Rosen is particularly qualified to realize Zimmerman’s vision as he is probably one of the artists best tapped into her intentions. He spent a year of his life traveling around the country mounting productions of Zimmerman’s Metamorphoses. In taking the show apart and regularly rebuilding it, he came to understand it from the inside.
“I understand her vision, her style, her taste, her technique. As much as anyone can understand another artists’ work, I understand hers,” he says.
It also helps the collaboration that they’re good friends. “We’re kind of best friends,” says Rosen. “We talk several times a week and make each other laugh. So when it’s tense, we can crack each other up and that’s valuable.
“She’s also very trusting with me. She’s been responsive to my ideas and my process and very respectful of what I need as a director to get the best show out. She’s totally available when I need her and she disappears when she thinks it’s best not to be in the room.”
Zimmerman trusts Rosen’s expertise particularly because of the nature of the production. “This is a very, very different show than most of the shows I do. It’s one person. It’s one set. It’s all talking, There aren’t any movement sequences. No one does a back flip.”
Along with the constraints on her time, Zimmerman acknowledges another factor in her willingness to let Rosen direct was her reluctance to take on the “intense engagement with a single other person,” a one-person show represents. “For the most part it’s negotiating with an actor the approach to this text, line by line, and Eric has a lot of practice [with that] in a way that I don’t.”
Zimmerman has a markedly different process. She’s normally writing the script as she goes in the hours between her rehearsals.

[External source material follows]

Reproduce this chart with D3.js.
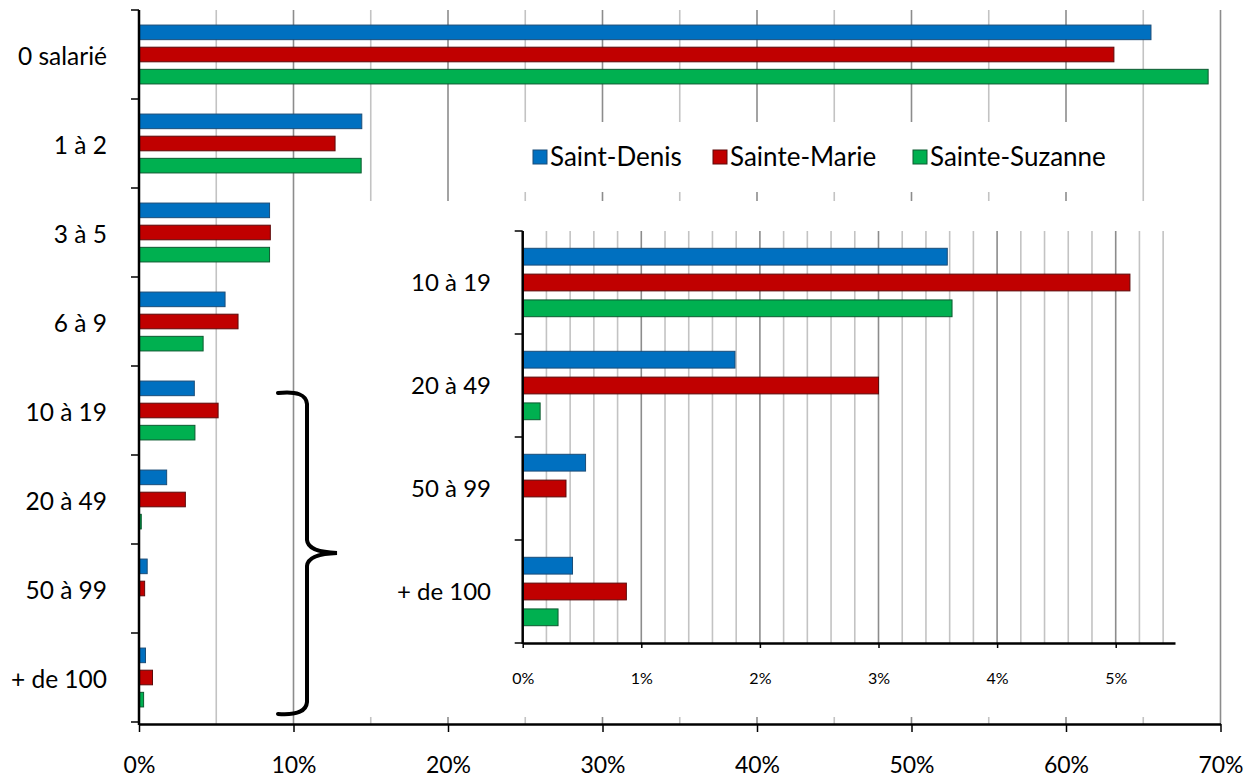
<!DOCTYPE html>
<html>
<head>
<meta charset="utf-8">
<script src="https://cdn.jsdelivr.net/npm/d3@7"></script>
<style>
  html, body { margin: 0; padding: 0; background: #fff; }
  svg text { font-family: Lato, "Open Sans", sans-serif; fill: #000; }
</style>
</head>
<body>
<svg id="chart" width="1255" height="780"></svg>
<script>
const categories = ["0 salarié", "1 à 2", "3 à 5", "6 à 9", "10 à 19", "20 à 49", "50 à 99", "+ de 100"];
const seriesNames = ["Saint-Denis", "Sainte-Marie", "Sainte-Suzanne"];
const saintDenis    = [65.5, 14.42, 8.45, 5.57, 3.58, 1.79, 0.53, 0.42];
const sainteMarie   = [63.1, 12.69, 8.50, 6.41, 5.12, 3.00, 0.365, 0.874];
const sainteSuzanne = [69.2, 14.38, 8.45, 4.15, 3.62, 0.147, 0, 0.298];
const colors  = ["#0070C0", "#C00000", "#00B050"];
const strokes = ["#1b4d78", "#5c0a0a", "#0c5a30"];
const mainTicks  = [0, 10, 20, 30, 40, 50, 60, 70];
const insetTicks = [0, 1, 2, 3, 4, 5];
const insetCategories = categories.slice(4);

const seriesValues = [saintDenis, sainteMarie, sainteSuzanne];
const rows = categories.map((c, i) => ({
  cat: c,
  vals: seriesNames.map((s, j) => ({ series: s, j, value: seriesValues[j][i] }))
}));

const svg = d3.select("#chart");

// ---------- main chart ----------
const x = d3.scaleLinear().domain([0, 70]).range([139, 1220.5]);
const y = d3.scaleBand().domain(categories).range([10, 722]);
const ySub = d3.scaleBand().domain(seriesNames).range([0, y.bandwidth()])
  .paddingInner(0.34).paddingOuter(0.68);
const axisY = 724;

// gridlines
svg.append("g").selectAll("line")
  .data(d3.range(5, 75, 5))
  .join("line")
  .attr("x1", d => x(d)).attr("x2", d => x(d))
  .attr("y1", 10).attr("y2", axisY)
  .attr("stroke", d => d % 10 === 0 ? "#8c8c8c" : "#c3c3c3")
  .attr("stroke-width", 1.6);

// bars
const gMain = svg.append("g");
gMain.selectAll("g")
  .data(rows)
  .join("g")
  .attr("transform", d => `translate(0,${y(d.cat)})`)
  .selectAll("rect")
  .data(d => d.vals)
  .join("rect")
  .attr("x", x(0))
  .attr("y", d => ySub(d.series))
  .attr("width", d => Math.max(0, x(d.value) - x(0)))
  .attr("height", ySub.bandwidth())
  .attr("fill", d => colors[d.j])
  .attr("stroke", d => d.value > 0 ? strokes[d.j] : "none")
  .attr("stroke-width", 1);

// x axis
const xAxis = svg.append("g")
  .attr("transform", `translate(0,${axisY})`)
  .call(d3.axisBottom(x).tickValues(mainTicks).tickFormat(d => d + "%").tickSize(8).tickSizeOuter(0));
xAxis.select(".domain").attr("stroke", "#000").attr("stroke-width", 2.5);
xAxis.selectAll(".tick line").attr("stroke", "#000").attr("stroke-width", 1.5);
xAxis.selectAll(".tick text")
  .attr("y", 41).attr("dy", "0.35em")
  .style("font-size", "23px");

// y axis
const yEdges = categories.map(c => y(c)).concat([y.range()[1]]);
svg.append("line")
  .attr("x1", x(0)).attr("x2", x(0)).attr("y1", 10).attr("y2", axisY + 1)
  .attr("stroke", "#000").attr("stroke-width", 2.5);
svg.append("g").selectAll("line")
  .data(yEdges)
  .join("line")
  .attr("x1", x(0) - 8).attr("x2", x(0))
  .attr("y1", d => d).attr("y2", d => d)
  .attr("stroke", "#000").attr("stroke-width", 1.5);
svg.append("g").selectAll("text")
  .data(categories)
  .join("text")
  .attr("x", 107)
  .attr("y", d => y(d) + y.bandwidth() / 2 + 2)
  .attr("dy", "0.35em")
  .attr("text-anchor", "end")
  .style("font-size", "24.5px")
  .text(d => d);

// ---------- legend ----------
svg.append("rect").attr("x", 520).attr("y", 122).attr("width", 602).attr("height", 70).attr("fill", "#fff");
const legendX = [533, 713, 913];
const lg = svg.append("g").selectAll("g")
  .data(seriesNames)
  .join("g")
  .attr("transform", (d, i) => `translate(${legendX[i]},150)`);
lg.append("rect").attr("width", 14).attr("height", 14)
  .attr("fill", (d, i) => colors[i]).attr("stroke", (d, i) => strokes[i]).attr("stroke-width", 1);
lg.append("text").attr("x", 17).attr("y", 7).attr("dy", "0.36em")
  .style("font-size", "26px").text(d => d);

// ---------- inset chart ----------
svg.append("rect").attr("x", 340).attr("y", 201).attr("width", 878).attr("height", 516).attr("fill", "#fff");

const xi = d3.scaleLinear().domain([0, 5.5]).range([522.7, 1175]);
const yi = d3.scaleBand().domain(insetCategories).range([231, 643]);
const yiSub = d3.scaleBand().domain(seriesNames).range([0, yi.bandwidth()])
  .paddingInner(0.35).paddingOuter(0.67);
const insetAxisY = 643;

svg.append("g").selectAll("line")
  .data(d3.range(1, 28).map(k => k / 5))
  .join("line")
  .attr("x1", d => xi(d)).attr("x2", d => xi(d))
  .attr("y1", 231).attr("y2", insetAxisY)
  .attr("stroke", d => Math.abs(d - Math.round(d)) < 1e-9 ? "#8c8c8c" : "#c3c3c3")
  .attr("stroke-width", 1.6);

const insetRows = rows.slice(4);
svg.append("g").selectAll("g")
  .data(insetRows)
  .join("g")
  .attr("transform", d => `translate(0,${yi(d.cat)})`)
  .selectAll("rect")
  .data(d => d.vals)
  .join("rect")
  .attr("x", xi(0))
  .attr("y", d => yiSub(d.series))
  .attr("width", d => Math.max(0, xi(d.value) - xi(0)))
  .attr("height", yiSub.bandwidth())
  .attr("fill", d => colors[d.j])
  .attr("stroke", d => d.value > 0 ? strokes[d.j] : "none")
  .attr("stroke-width", 1);

const xiAxis = svg.append("g")
  .attr("transform", `translate(0,${insetAxisY})`)
  .call(d3.axisBottom(xi).tickValues(insetTicks).tickFormat(d => d + "%").tickSize(5).tickSizeOuter(0));
xiAxis.select(".domain").attr("stroke", "#000").attr("stroke-width", 2.5);
xiAxis.selectAll(".tick line").attr("stroke", "#000").attr("stroke-width", 1.5);
xiAxis.selectAll(".tick text")
  .attr("y", 35).attr("dy", "0.35em")
  .style("font-size", "16px");

const yiEdges = insetCategories.map(c => yi(c)).concat([yi.range()[1]]);
svg.append("line")
  .attr("x1", xi(0)).attr("x2", xi(0)).attr("y1", 231).attr("y2", insetAxisY + 1)
  .attr("stroke", "#000").attr("stroke-width", 2.5);
svg.append("g").selectAll("line")
  .data(yiEdges)
  .join("line")
  .attr("x1", xi(0) - 8).attr("x2", xi(0))
  .attr("y1", d => d).attr("y2", d => d)
  .attr("stroke", "#000").attr("stroke-width", 1.5);
svg.append("g").selectAll("text")
  .data(insetCategories)
  .join("text")
  .attr("x", 491)
  .attr("y", d => yi(d) + yi.bandwidth() / 2)
  .attr("dy", "0.35em")
  .attr("text-anchor", "end")
  .style("font-size", "24px")
  .text(d => d);

// ---------- brace ----------
svg.append("path")
  .attr("d", "M278,393 Q306,390 307,404 L307,540 Q308,552 337,553 Q308,554 307,566 L307,702 Q306,716 278,714")
  .attr("fill", "none")
  .attr("stroke", "#000")
  .attr("stroke-width", 4)
  .attr("stroke-linecap", "round");
</script>
</body>
</html>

“M. Proust is much more standard. This is much more the way the way it’s normally done,” she said. For her, a big difference was in having to provide Rosen with a script to work with on the opening day of rehearsals. “I had to forecast what it was going to be like, which is what every normal playwright does, but which I’ve never done, or almost never done.”

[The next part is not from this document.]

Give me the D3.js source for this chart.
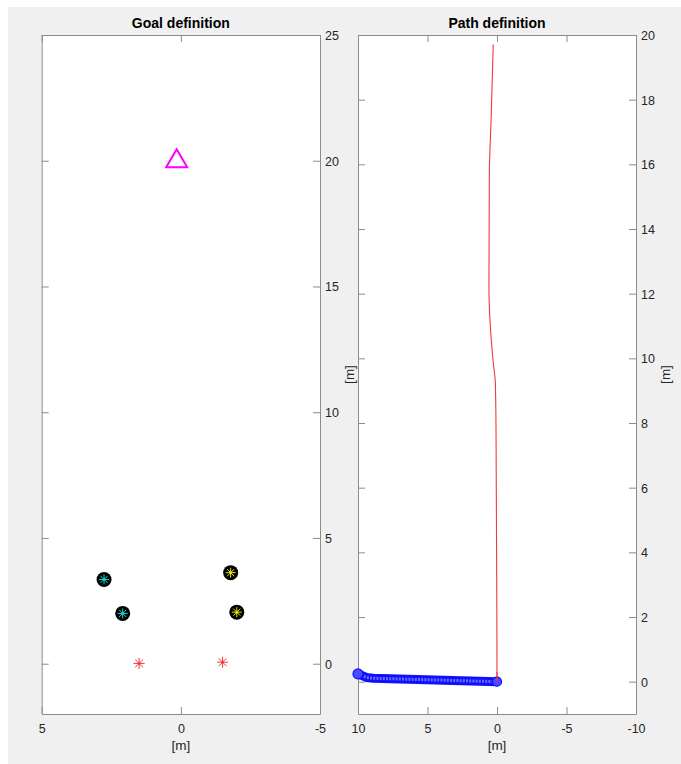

During the week of tech rehearsals, Zimmerman was confident her nightmare scenario would not be realized. “How wrong can it go? It’s not like staging an epic with cast of 29, and it’s three and a half hours long, and it has all kinds of multimedia and a thousand billion choices to be made. This is like a single unit set. She has one costume. She’s on stage the entire time. She has a chair. So what are the outrageous things that can happen?”
Her enthusiasm for Peil’s performance also contributes peace of mind. “She’s unspeakably brilliant in this,” Zimmerman said. “There is something transfixing about her and so authentic. I told her, ‘I’m taking a $100 bet right now that there are going to be people who come to you on the sidewalk and say, “You must have been so sad that M. Proust died.” [People that] actually think that she’s real.’”

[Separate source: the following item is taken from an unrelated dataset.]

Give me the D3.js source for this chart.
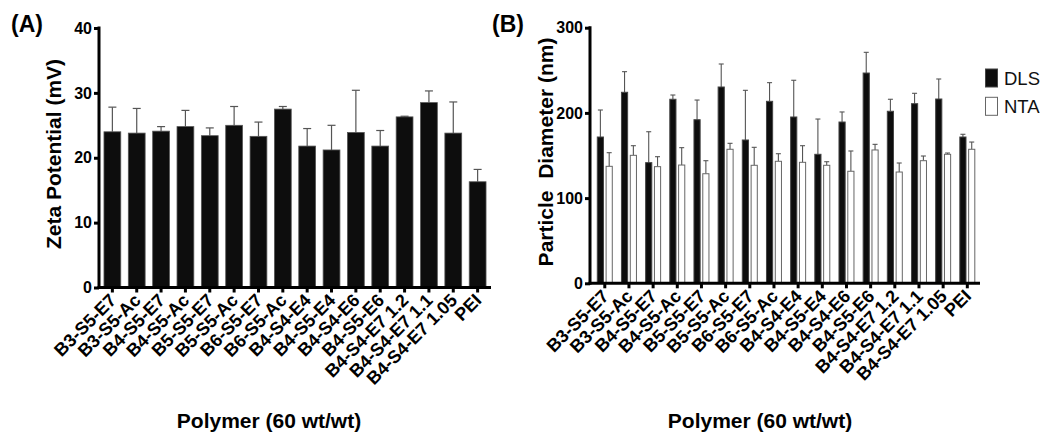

Rosen’s not taking the bet. He too raves about Peil’s contribution as the show’s third collaborative force. “I say three words to her and her face lights up and she says, ‘Let me try, let me try,’ and then she does something that is so much more complicated and layered than what I could have imagined moments to be like. There’s this surplus of life in her that is translated into the work.”
It’s exactly why Rosen enjoys working on one-person shows. “It’s almost like working in miniature, in that every detail, every breath of it matters,” he said.
“It can become really hallucinatory when you’ve put enough detail in that all of a sudden the performance starts to feel more real and more alive than life does. I watch Mary Beth do some moments and I feel like I’m looking at the person in front of me. Not the actor. Not the character.”
Much to Zimmerman’s relief that person does not sing, or take off her clothes.